Parigi, la magia dell’ “attentatore noto ai servizi segreti”

Da qualunque lato la si guardi, l’ennesima vicenda terroristica francese lascia sbigottiti per le considerazioni fallimentari che produce. A prescindere dall’ evidente flop del multiculturalismo, di panzane prezzolate e imposte come l’integrazione, parole vuote come accoglienza che nascondono i più biechi interessi, ciò che lascia di sasso è la palese inadeguatezza dello Stato occidentale.

Incapace e debole, soggiogato dai poteri economici, esso è infatti impotente nell’imporre ordine a qualsiasi livello, perfino di intelligence.

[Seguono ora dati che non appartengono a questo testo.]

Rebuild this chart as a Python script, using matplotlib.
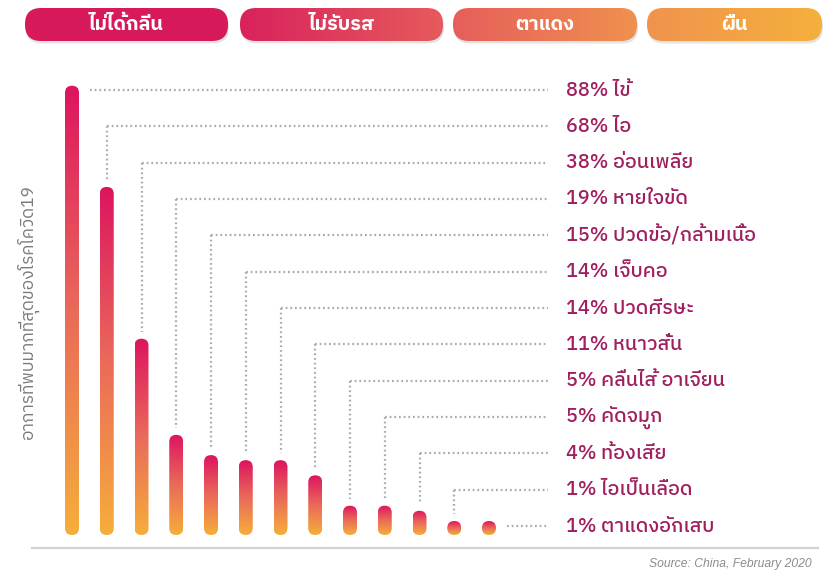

Si sostiene – anche a ragione – che i servizi segreti lavorino su un piano diverso da quello delle normali forze dell’ordine. In verità spesso si occupano di tutt’altro, ma è fin troppo ovvio che in questo caso gli interessi convergano.

In uno Stato ben attento anche soltanto a proporre modalità di presunti stati di emergenza che nei fatti non scalfiscono nulla delle cosidette libertà individuali e dei “valori dell’occidente”, neanche quando la vita di tutti i giorni potrebbe essere messa in pericolo, i risultati raggiungono questa paradossale constatazione: Karim Cheurfi era noto ai servizi segreti francesi.

Proveniva dal Belgio (chi non ci arriverebbe leggendo il suo nome) e nel 2001 aveva aperto il fuoco su un agente, ferendolo gravemente. Condannato a diversi anni di carcere, venne poi schedato con la “lettera S”, quella che indica gli individui radicalizzati, a rischio .

È lecito porsi una domanda: com’è possibile che un attentatore schedato e conosciuto giri tranquillo per il centro di Parigi senza nessun problema? Il corto circuito della libertà estremista e del dirittocivilismo non cessa di mostrare le sue lacune, questa è la verità. Difese a spada tratta come se fossero l’unica ragione dell’esistenza umana, come se non esistessero cose più importanti.

A tutti gli effetti un assolutismo, protetto da analisi dogmatiche e poco inclini ad analizzare la realtà. Paolo Mieli ieri sera a Piazza Pulita si accodava al commentino più di moda in seguito agli ultimi attentati, affermato in maniera simile da Alessandro Orsini e Luca Telese in occasione di quanto avvenuto a Londra: “Dobbiamo essere contenti dei miglioramenti, non sono stati uccisi civili. In qualche maniera è un progresso”.

Ora, Orsini e Telese si erano concentrati su altro, ma il succo era lo stesso: “Dobbiamo essere contenti, ormai sono cani sciolti e lo spirito organizzativo dell’ISIS è morto”.

La libertà senza limiti è la prima ragione della morte di una società. Probabilmente chi la difende ai piani alti, soggiogando popolazioni intere inevitabilmente attratte da un punto di vista teorico, non aspetta altro o quanto meno vi è indifferente.

Ma le popolazioni stesse iniziano a stufarsi perché, banalmente, della libertà non ce ne si fa nulla se non è accompagnata dalla più ovvia delle concessioni: quella alla vita e alla tranquillità. E se un ordine costituito non è in grado di garantirle nemmeno quando conosce vita, morte e miracoli di un soggetto a rischio, beh, c’è qualcosa che non va.